Mitotic stingaree
- Conservation status: Least Concern (IUCN 3.1)

Scientific classification
- Kingdom: Animalia
- Phylum: Chordata
- Class: Chondrichthyes
- Subclass: Elasmobranchii
- Order: Myliobatiformes
- Family: Urolophidae
- Genus: Urolophus
- Species: U. mitosis
- Binomial name: Urolophus mitosis Last & M. F. Gomon, 1987

= Mitotic stingaree =

- Authority: Last & M. F. Gomon, 1987
- Conservation status: LC

Species of cartilaginous fish

The mitotic stingaree (Urolophus mitosis) or blotched stingaree, is a little-known species of stingray in the family Urolophidae, so named because it has light blue blotches on its back that resemble cells undergoing mitotic division. Though not uncommon, it is found only in a small area of the outer continental shelf off northwestern Australia, at around 200 m down. This species attains a length of 29 cm long and has a diamond-shaped pectoral fin disc with broadly rounded corners and a skirt-shaped curtain of skin between the nostrils. Its tail has subtle skin folds running along either side, no dorsal fin, and a slender leaf-shaped caudal fin. The International Union for Conservation of Nature (IUCN) has listed the mitotic stingaree under Least Concern, as there is little fishing within its range.

==Taxonomy==
The mitotic stingaree was described by Peter Last and Martin Gomon in a 1987 issue of Memoirs of the National Museum of Victoria, in which they gave it the specific epithet mitosis (derived from the Greek mitos, meaning "thread") in reference to its unique color pattern. The type specimen is a female 15 cm across, collected by the research trawler FRV Soela on 2 April 1982. A close relative is the brown stingaree (U. westraliensis).

==Distribution and habitat==
The mitotic stingaree has only been reported from a small area north of Port Hedland in Western Australia, where it is fairly common. This benthic ray is found over fine sediment at the edge of the continental shelf, around 200 m deep.

==Description==
The pectoral fin disc of the mitotic stingaree is more or less diamond-shaped and slightly wider than long. The leading margins are nearly straight, while the outer corners and trailing margins are rounded. The snout forms an obtuse angle, with the tip extending slightly past the disc. The eyes are large and followed by the spiracles, which are comma-shaped with rounded or angular posterior rims. There may be a small knob on the posterior corner of each nostril. Between the nostrils is a skirt-shaped curtain of skin with a subtly fringed trailing margin, which is drawn out into lobes at either corner. The mouth is somewhat large with 3-4 papillae (nipple-like structures) on the floor; a few papillae are also present on the lower jaw. The teeth are small with roughly oval bases, and the five pairs of gill slits are short. The pelvic fins are small and rounded.

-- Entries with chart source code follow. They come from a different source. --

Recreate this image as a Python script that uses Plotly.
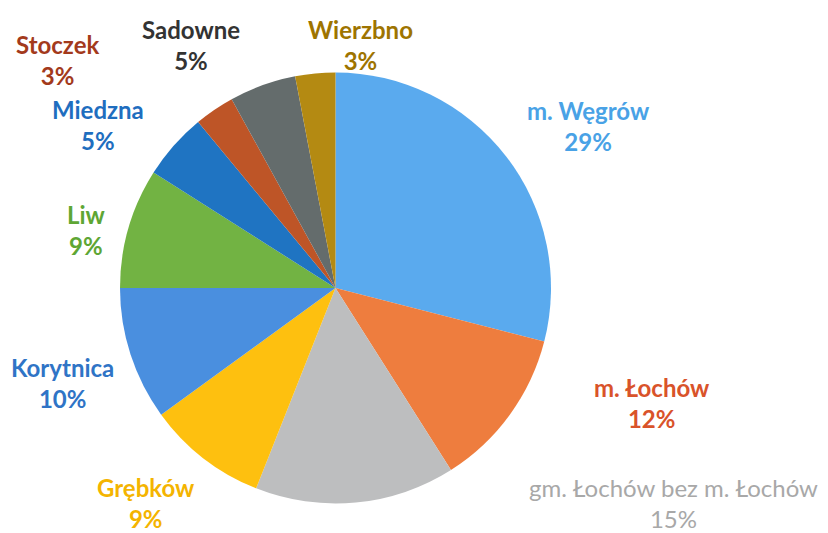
import plotly.graph_objects as go

labels = ["m. Węgrów", "m. Łochów", "gm. Łochów bez m. Łochów", "Grębków", "Korytnica",
          "Liw", "Miedzna", "Stoczek", "Sadowne", "Wierzbno"]
values = [29, 12, 15, 9, 10, 9, 5, 3, 5, 3]
slice_colors = ["#5AAAEE", "#EE7D3E", "#BDBEBF", "#FEC00F", "#4A8FDF",
                "#72B343", "#1F74C2", "#BE5527", "#646C6C", "#B48A12"]
text_colors = ["#49A2E6", "#D9532A", "#A8A8A8", "#F4B400", "#2F74C6",
               "#5EA634", "#1F6EBF", "#A33A1C", "#333333", "#9E7400"]
# label anchor positions (pixels in the browser window): layout only
label_px = [(588, 126), (652, 403), (673, 503), (146, 503), (62, 383),
            (86, 230), (98, 125), (57, 60), (191, 45), (360, 45)]

OFF = 8  # default page body margin
W, H = 828 - OFF, 533 - OFF
cx, cy, r = 335.5 - OFF, 288 - OFF, 215.5

fig = go.Figure(go.Pie(
    labels=labels, values=values, sort=False, direction="clockwise", rotation=0,
    marker=dict(colors=slice_colors, line=dict(width=0)),
    textinfo="none", hoverinfo="label+percent", showlegend=False,
    domain=dict(x=[(cx - r) / W, (cx + r) / W], y=[1 - (cy + r) / H, 1 - (cy - r) / H]),
))

total = sum(values)
for lab, v, c, (px, py) in zip(labels, values, text_colors, label_px):
    bold = lab != "gm. Łochów bez m. Łochów"
    pct = f"{round(100 * v / total)}%"
    txt = f"<b>{lab}<br>{pct}</b>" if bold else f"{lab}<br>{pct}"
    fig.add_annotation(x=(px - OFF) / W, y=1 - (py - OFF) / H, xref="paper", yref="paper",
                       text=txt, showarrow=False, xanchor="center", yanchor="middle",
                       align="center",
                       font=dict(family="Lato, Open Sans, sans-serif", size=24, color=c))

fig.update_layout(width=W, height=H, margin=dict(l=0, r=0, t=0, b=0),
                  paper_bgcolor="white", plot_bgcolor="white")
fig.write_html("out.html")
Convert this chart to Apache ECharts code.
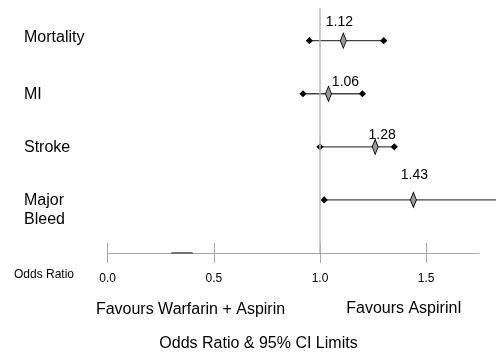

The slender tail is strongly flattened and bears a subtle skin fold along each side; it measures 85-104% as long as the disc. A serrated stinging spine is positioned atop the tail about halfway along its length; the caudal fin is elongated and lance-like. The skin is entirely smooth. The upper surface of the disc is light green, becoming reddish towards the margins, and adorned by several large, light blue blotches outlined and filled with tiny dots, such as that they resemble cells during mitosis. The blotches are variable in shape but evenly spaced. The underside and caudal fin are uniformly light. The largest known specimen measures 29 cm long.

==Biology and ecology==
Virtually nothing is known of the natural history of the mitotic stingaree. It is presumably aplacental viviparous, with the developing embryos sustained by histotroph ("uterine milk") produced by the mother, like other stingrays. The litter size is probably small, as in related species. Males reach sexual maturity at a length of 25 cm.

==Human interactions==
The mitotic stingaree occurs within the management area of the North West Slope Trawl Fishery, but little actual fishing occurs within its range and this is unlikely to change in the future. Therefore, the IUCN has listed this species under Least Concern. It would potentially benefit from the implementation of the 2004 Australian National Plan of Action for the Conservation and Management of Sharks.